Farras bercerita bahwa sejak ia duduk di bangku Sekolah Dasar, ia sudah mengenyam bangku sekolah lebih cepat dari teman-teman seusianya. Ia mengaku sempat mengikuti ujian nasional untuk masuk SMP saat ia masih kelas 5 SD bersama kakak kelasnya, kesempatan yang ketika itu masih diperbolehkan. “Di SD saya lulus 5 tahun, berlanjut ke SMP 3 tahun, dan kemudian saat SMA saya hanya menyelesaikan 2 tahun. Jadi Orang tua sangat bangga saya jadi wisudawan termuda,” tuturnya saat ditanyai wartawan, Kamis (4/12).
Memasuki jenjang perkuliahan di usia 16 tahun bukan hal yang mudah. Farras mengaku harus beradaptasi dengan lingkungan baru, budaya belajar yang berbeda, serta dinamika pertemanan dengan mahasiswa yang mayoritas lebih tua. Meski begitu, ia merasa beruntung karena lingkungan kedokteran UGM cukup inklusif dan membuatnya cepat menyesuaikan diri. “Di awal kuliah, penyesuaian berjalan tidak selalu mulus, tetapi perlahan saya menemukan ritme yang tepat,” kenangnya.

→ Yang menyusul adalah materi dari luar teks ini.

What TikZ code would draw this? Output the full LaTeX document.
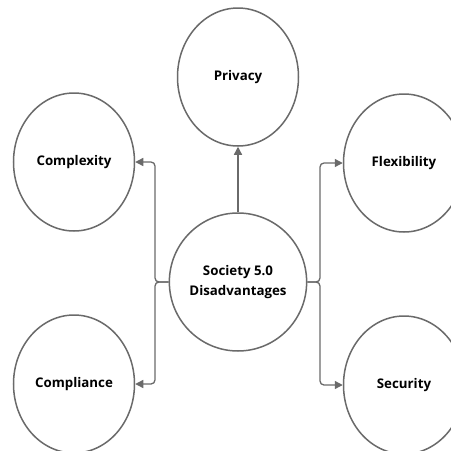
\documentclass[tikz,border=0pt]{standalone}
\usepackage{fontspec}
\setmainfont{Open Sans}
\usetikzlibrary{arrows.meta,shapes.geometric}
\definecolor{lc}{HTML}{6A6A6A}
\begin{document}
\begin{tikzpicture}[x=1pt,y=-1pt,
  bubble/.style={ellipse,draw=lc,line width=1.5pt,minimum width=121pt,minimum height=138pt,inner sep=0pt,align=center,font=\bfseries\fontsize{13.3}{20}\selectfont},
  conn/.style={draw=lc,line width=1.3pt,rounded corners=4pt,-{Triangle[length=8pt,width=8pt]}}]
\useasboundingbox (0,0) rectangle (451,451);
\fill[white] (0,0) rectangle (451,451);
\begin{scope}
\clip (0,0) rectangle (451,451);
\node[bubble] (ctr) at (238,282) {Society 5.0\\Disadvantages};
\node[bubble] (pri) at (238,77) {Privacy};
\node[bubble] (cpx) at (74,162) {Complexity};
\node[bubble] (flx) at (404,163) {Flexibility};
\node[bubble] (cmp) at (74,384) {Compliance};
\node[bubble] (sec) at (404,385) {Security};
\coordinate (lj) at (155,282);
\coordinate (rj) at (320,282);
\draw[conn] (ctr.north) -- (pri.south);
\draw[conn] (ctr.west) -- (lj) |- (cpx.east);
\draw[conn] (ctr.west) -- (lj) |- (cmp.east);
\draw[conn] (ctr.east) -- (rj) |- (flx.west);
\draw[conn] (ctr.east) -- (rj) |- (sec.west);
\end{scope}
\end{tikzpicture}
\end{document}
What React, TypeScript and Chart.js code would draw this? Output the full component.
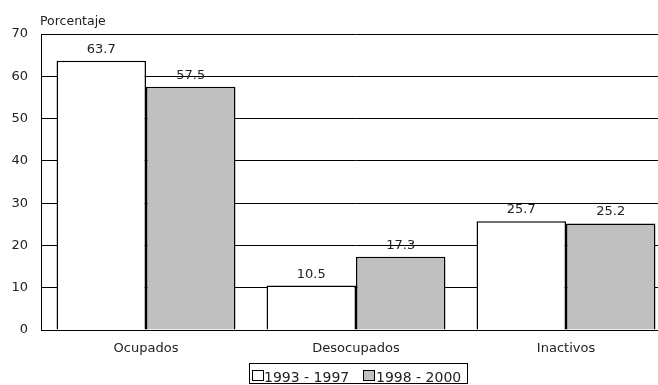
import { useEffect, useRef } from "react";
import { Chart, registerables } from "chart.js";

Chart.register(...registerables);

const categories = ["Ocupados", "Desocupados", "Inactivos"];
const seriesNames = ["1993 - 1997", "1998 - 2000"];
const valuesEarly = [63.7, 10.5, 25.7];
const valuesLate = [57.5, 17.3, 25.2];
const yMin = 0;
const yMax = 70;
const yStep = 10;
const axisTitle = "Porcentaje";

const FONT = "'DejaVu Sans', sans-serif";
const TEXT = "#222";
const FILLS = ["#ffffff", "#c0c0c0"];

const annotate = {
  id: "annotate",
  afterDatasetsDraw(chart: any) {
    const ctx = chart.ctx;
    ctx.save();
    ctx.fillStyle = TEXT;
    ctx.font = `13px ${FONT}`;
    ctx.textAlign = "center";
    ctx.textBaseline = "alphabetic";
    chart.data.datasets.forEach((ds: any, i: number) => {
      const meta = chart.getDatasetMeta(i);
      meta.data.forEach((bar: any, j: number) => {
        ctx.fillText(Number(ds.data[j]).toFixed(1), bar.x, bar.y - 8);
      });
    });
    ctx.restore();
  },
  afterDraw(chart: any) {
    const ctx = chart.ctx;
    const area = chart.chartArea;
    ctx.save();
    // axis caption above the plot
    ctx.fillStyle = TEXT;
    ctx.font = `12.5px ${FONT}`;
    ctx.textAlign = "left";
    ctx.textBaseline = "alphabetic";
    ctx.fillText(axisTitle, area.left - 1, 25);

    // framed legend below the category labels
    ctx.strokeStyle = "#000";
    ctx.lineWidth = 1;
    ctx.strokeRect(249.5, 363.5, 218, 20);
    ctx.font = `14px ${FONT}`;
    const items = [
      { box: 252.5, text: 264 },
      { box: 363.5, text: 376 },
    ];
    items.forEach((it, i) => {
      ctx.fillStyle = FILLS[i];
      ctx.fillRect(it.box, 370.5, 11, 10);
      ctx.strokeStyle = "#000";
      ctx.strokeRect(it.box, 370.5, 11, 10);
      ctx.fillStyle = TEXT;
      ctx.fillText(seriesNames[i], it.text, 381.5);
    });
    ctx.restore();
  },
};

export default function App() {
  const canvasRef = useRef<HTMLCanvasElement | null>(null);

  useEffect(() => {
    if (!canvasRef.current) return;
    const chart = new Chart(canvasRef.current, {
      type: "bar",
      data: {
        labels: categories,
        datasets: [
          {
            label: seriesNames[0],
            data: valuesEarly,
            backgroundColor: FILLS[0],
            borderColor: "#000",
            borderWidth: 1.5,
          },
          {
            label: seriesNames[1],
            data: valuesLate,
            backgroundColor: FILLS[1],
            borderColor: "#000",
            borderWidth: 1.5,
          },
        ],
      },
      options: {
        responsive: false,
        animation: false,
        events: [],
        layout: { padding: { left: 0, right: 29, top: 34, bottom: 0 } },
        datasets: {
          bar: { categoryPercentage: 0.852, barPercentage: 1 },
        },
        plugins: {
          legend: { display: false },
          tooltip: { enabled: false },
          title: { display: false },
        },
        scales: {
          x: {
            grid: { display: true, color: "rgba(0,0,0,0)", drawTicks: false },
            border: { display: true, color: "#000", width: 1 },
            ticks: {
              color: TEXT,
              font: { family: FONT, size: 13 },
              padding: 11,
            },
            afterFit(scale: any) {
              scale.height = 55;
            },
          },
          y: {
            min: yMin,
            max: yMax,
            grid: { color: "#000", lineWidth: 1, drawTicks: false },
            border: { display: true, color: "#000", width: 1 },
            ticks: {
              stepSize: yStep,
              color: TEXT,
              font: { family: FONT, size: 13 },
              padding: 13,
            },
            afterFit(scale: any) {
              scale.width = 41;
            },
          },
        },
      },
      plugins: [annotate],
    });
    return () => chart.destroy();
  }, []);

  return (
    <div
      style={{
        position: "fixed",
        left: 0,
        top: 0,
        width: 658,
        height: 385,
        overflow: "hidden",
        background: "#fff",
      }}
    >
      <canvas ref={canvasRef} width={700} height={385} style={{ display: "block" }} />
    </div>
  );
}
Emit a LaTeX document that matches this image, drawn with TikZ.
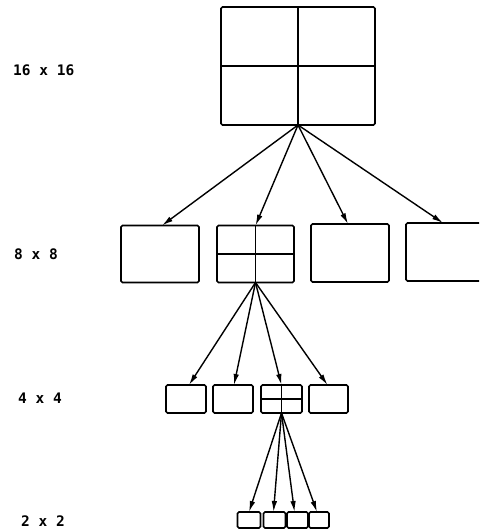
\documentclass[tikz,border=0pt]{standalone}
\usepackage{fontspec}
\newfontfamily\lblfont{DejaVu Sans Mono}
\usetikzlibrary{arrows.meta}
\begin{document}
\begin{tikzpicture}[x=1pt,y=-1pt,
  blk/.style={draw,line width=1.7pt,rounded corners=1.5pt,inner sep=0pt,outer sep=0pt},
  lbl/.style={anchor=west,inner sep=0pt,font=\lblfont\bfseries\fontsize{14.5}{16}\selectfont},
  arr/.style={line width=1.4pt,-{Latex[length=11pt,width=5.5pt]}},
  grid/.style={line width=1.5pt}]
\useasboundingbox (0,0) rectangle (479,532);
\clip (0,0) rectangle (479,532);
% labels
\node[lbl] (l16) at (13,70) {16 x 16};
\node[lbl] (l8) at (14,254) {8 x 8};
\node[lbl] (l4) at (18,398) {4 x 4};
\node[lbl] (l2) at (21,521) {2 x 2};
% 16x16
\node[blk,minimum width=154pt,minimum height=118pt] (top) at (298,66) {};
\draw[grid] (top.north) -- (top.south);
\draw[grid] (top.west) -- (top.east);
% 8x8
\node[blk,minimum width=78pt,minimum height=57pt] (b81) at (160,254) {};
\node[blk,minimum width=77pt,minimum height=57pt] (b82) at (255.5,254) {};
\node[blk,minimum width=78pt,minimum height=58pt] (b83) at (350,253) {};
\node[blk,minimum width=78pt,minimum height=58pt] (b84) at (445,252) {};
\draw[grid] (b82.north) -- (b82.south);
\draw[grid] (b82.west) -- (b82.east);
% 4x4
\node[blk,minimum width=40pt,minimum height=28pt] (b41) at (186,399) {};
\node[blk,minimum width=40pt,minimum height=28pt] (b42) at (233,399) {};
\node[blk,minimum width=41pt,minimum height=28pt] (b43) at (281.5,399) {};
\node[blk,minimum width=39pt,minimum height=28pt] (b44) at (328.5,399) {};
\draw[grid] (b43.north) -- (b43.south);
\draw[grid] (b43.west) -- (b43.east);
% 2x2
\node[blk,minimum width=23pt,minimum height=16pt] (c1) at (249,520) {};
\node[blk,minimum width=22pt,minimum height=16pt] (c2) at (274.5,520) {};
\node[blk,minimum width=21pt,minimum height=16pt] (c3) at (297.5,520) {};
\node[blk,minimum width=20pt,minimum height=16pt] (c4) at (319,520) {};
% arrows
\draw[arr] (top.south) -- ([xshift=2pt]b81.north);
\draw[arr] (top.south) -- (b82.north);
\draw[arr] (top.south) -- ([xshift=-2pt]b83.north);
\draw[arr] (top.south) -- ([xshift=-2pt]b84.north);
\draw[arr] (b82.south) -- ([xshift=3pt]b41.north);
\draw[arr] (b82.south) -- ([xshift=1pt]b42.north);
\draw[arr] (b82.south) -- (b43.north);
\draw[arr] (b82.south) -- ([xshift=-1pt]b44.north);
\draw[arr] (b43.south) -- (c1.north);
\draw[arr] (b43.south) -- ([xshift=-1pt]c2.north);
\draw[arr] (b43.south) -- ([xshift=-3pt]c3.north);
\draw[arr] (b43.south) -- ([xshift=-2pt]c4.north);
\end{tikzpicture}
\end{document}
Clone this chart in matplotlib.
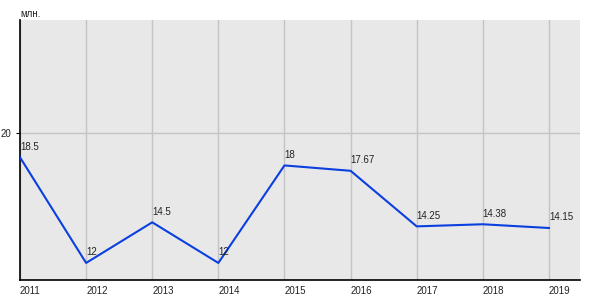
import matplotlib
matplotlib.use("Agg")
import matplotlib.pyplot as plt

years = [2011, 2012, 2013, 2014, 2015, 2016, 2017, 2018, 2019]
values = [18.5, 12, 14.5, 12, 18, 17.67, 14.25, 14.38, 14.15]
labels = ["18.5", "12", "14.5", "12", "18", "17.67", "14.25", "14.38", "14.15"]

plt.rcParams['font.family'] = ['Liberation Sans', 'DejaVu Sans']

fig = plt.figure(figsize=(6, 3), dpi=100)
ax = fig.add_axes([20/600, 20/300, 560/600, 260/300])
ax.set_facecolor('#e8e8e8')

ax.plot(years, values, color='#0a3fe0', linewidth=1.5, zorder=3)
for x, y, t in zip(years, values, labels):
    ax.annotate(t, (x, y), xytext=(0, 4), textcoords='offset points',
                ha='left', va='bottom', fontsize=7, color='#222222', zorder=4)

ax.set_xlim(2011, 2019.47)
ax.set_ylim(10.95, 26.95)
ax.set_xticks(years)
ax.set_xticklabels([str(y) for y in years])
ax.set_yticks([20])
ax.set_yticklabels(['20'])
ax.tick_params(axis='both', labelsize=7, length=3, color='black', pad=3,
               labelcolor='#222222')
ax.tick_params(axis='x', length=0, pad=4)
for lab in ax.get_xticklabels():
    lab.set_horizontalalignment('left')

ax.grid(True, color='#c4c4c4', linewidth=1)
ax.set_axisbelow(True)
for s in ['top', 'right']:
    ax.spines[s].set_visible(False)
for s in ['left', 'bottom']:
    ax.spines[s].set_color('black')
    ax.spines[s].set_linewidth(1.2)

fig.text(20/600, 1 - 14/300, 'млн.', fontsize=7, va='center', ha='left',
         color='#222222')

fig.savefig('out.png', dpi=100)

Ketertarikannya pada dunia kedokteran tumbuh sejak kecil. Ia kerap menemani ibunya bekerja di rumah sakit dan membantu di klinik keluarga, membuatnya familiar dengan dunia medis. Ia berharap bisa melanjutkan profesi sebagai dokter dan kembali pulang ke Lampung untuk membantu masyarakat di sana. “Jadi dari dulu saya sudah familiar dengan dunia kedokteran. Saat tahu UGM, saya pikir saya bisa belajar disana dan ingin jadi dokter agar tingkat layanan kesehatan di Indonesia bisa lebih merata,” katanya.

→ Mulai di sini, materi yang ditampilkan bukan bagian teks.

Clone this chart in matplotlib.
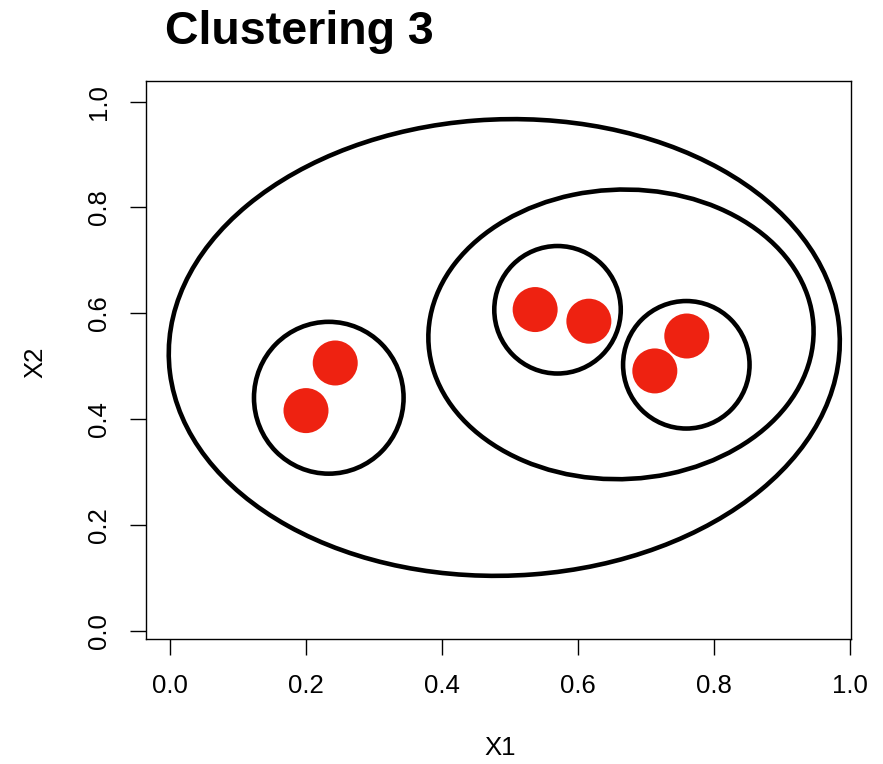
import matplotlib
matplotlib.use('Agg')
import matplotlib.pyplot as plt
from matplotlib.patches import Ellipse
import numpy as np

# points (X1, X2)
x1 = [0.200, 0.243, 0.537, 0.616, 0.713, 0.760]
x2 = [0.416, 0.506, 0.607, 0.585, 0.491, 0.557]

# cluster ellipses: centre x, centre y, width, height, angle
ell_cx = [0.4916, 0.6632, 0.2335, 0.5699, 0.7593]
ell_cy = [0.5353, 0.5601, 0.4403, 0.6066, 0.5026]
ell_w = [0.988, 0.568, 0.220, 0.186, 0.186]
ell_h = [0.862, 0.546, 0.287, 0.241, 0.241]
ell_ang = [5.6, 15.0, 0.0, 0.0, 0.0]

ticks = [0.0, 0.2, 0.4, 0.6, 0.8, 1.0]

plt.rcParams['font.family'] = 'Liberation Sans'

fig = plt.figure(figsize=(8.83, 7.64), dpi=100)
ax = fig.add_axes([146 / 883, 1 - 639 / 764, 705 / 883, 558 / 764])

for cx, cy, w, h, a in zip(ell_cx, ell_cy, ell_w, ell_h, ell_ang):
    ax.add_patch(Ellipse((cx, cy), w, h, angle=a, fill=False,
                         edgecolor='black', lw=3.3))

ax.scatter(x1, x2, s=1050, color='#EE2211', edgecolors='none', zorder=3)

ax.set_xlim(-0.0353, 1.0015)
ax.set_ylim(-0.0157, 1.039)
ax.set_xticks(ticks)
ax.set_yticks(ticks)
ax.set_xticklabels(['%.1f' % t for t in ticks], fontsize=18.5)
ax.set_yticklabels(['%.1f' % t for t in ticks], fontsize=18.5,
                   rotation=90, va='center')
ax.tick_params(length=11.5, width=1.0, pad=14)
for s in ax.spines.values():
    s.set_linewidth(1.0)

fig.text(500 / 883, 1 - 748 / 764, 'X1', ha='center', va='center', fontsize=18.5)
fig.text(35 / 883, 1 - 362 / 764, 'X2', ha='center', va='center',
         fontsize=18.5, rotation=90)
fig.text(165 / 883, 1 - 44 / 764, 'Clustering 3', ha='left', va='baseline',
         fontsize=33.5, fontweight='bold')

plt.savefig('out.png', dpi=100)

Memasuki dunia kampus, Farras mencoba membangun keseimbangan dengan aktif berorganisasi di lingkungan fakultas. Ia bergabung dengan organisasi Asian Medical Students Association (AMSA) dan Center for Indonesian Medical Students Activities(CIMSA), ruang yang memberinya kesempatan mempelajari hal baru di luar kelas tanpa tekanan. Ia juga bercerita saat mengikuti preklinik dan belajar anatomi, ia dan temannya mendapat kesempatan masuk ke ruang operasi bersama seorang dokter ortopedi yang mengajar mereka. “Itu momen paling berharga. Saya kagum sekali, baru awal-awal kuliah, terus bisa lihat langsung bagaimana ruang Operasi Kecil bekerja,” kenangnya.

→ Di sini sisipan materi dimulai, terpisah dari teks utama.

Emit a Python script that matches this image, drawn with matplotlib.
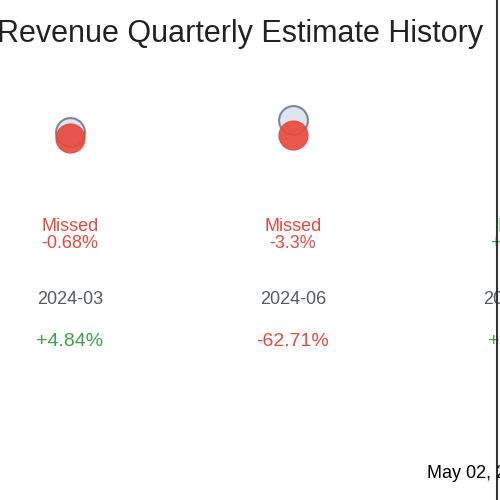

Farras berharap perjalanan yang ia lalui dapat menjadi penyemangat bagi mahasiswa lain. Ia percaya bahwa keberhasilan tidak selalu datang dari kecepatan, melainkan dari konsistensi dan keyakinan pada proses diri sendiri. Dalam usia yang masih sangat muda, ia berhasil menutup babak panjang pendidikan sarjananya dengan membawa harapan besar untuk masa depan dan rencana kembali mengabdi di tanah kelahirannya. “Semangat. Dulu aku juga sempat desperate, tapi sekarang Alhamdulillah bisa lulus. Intinya semua orang punya timeline-nya masing-masing, jadi tetap semangat dan lakukan yang terbaik,” pungkas Farras.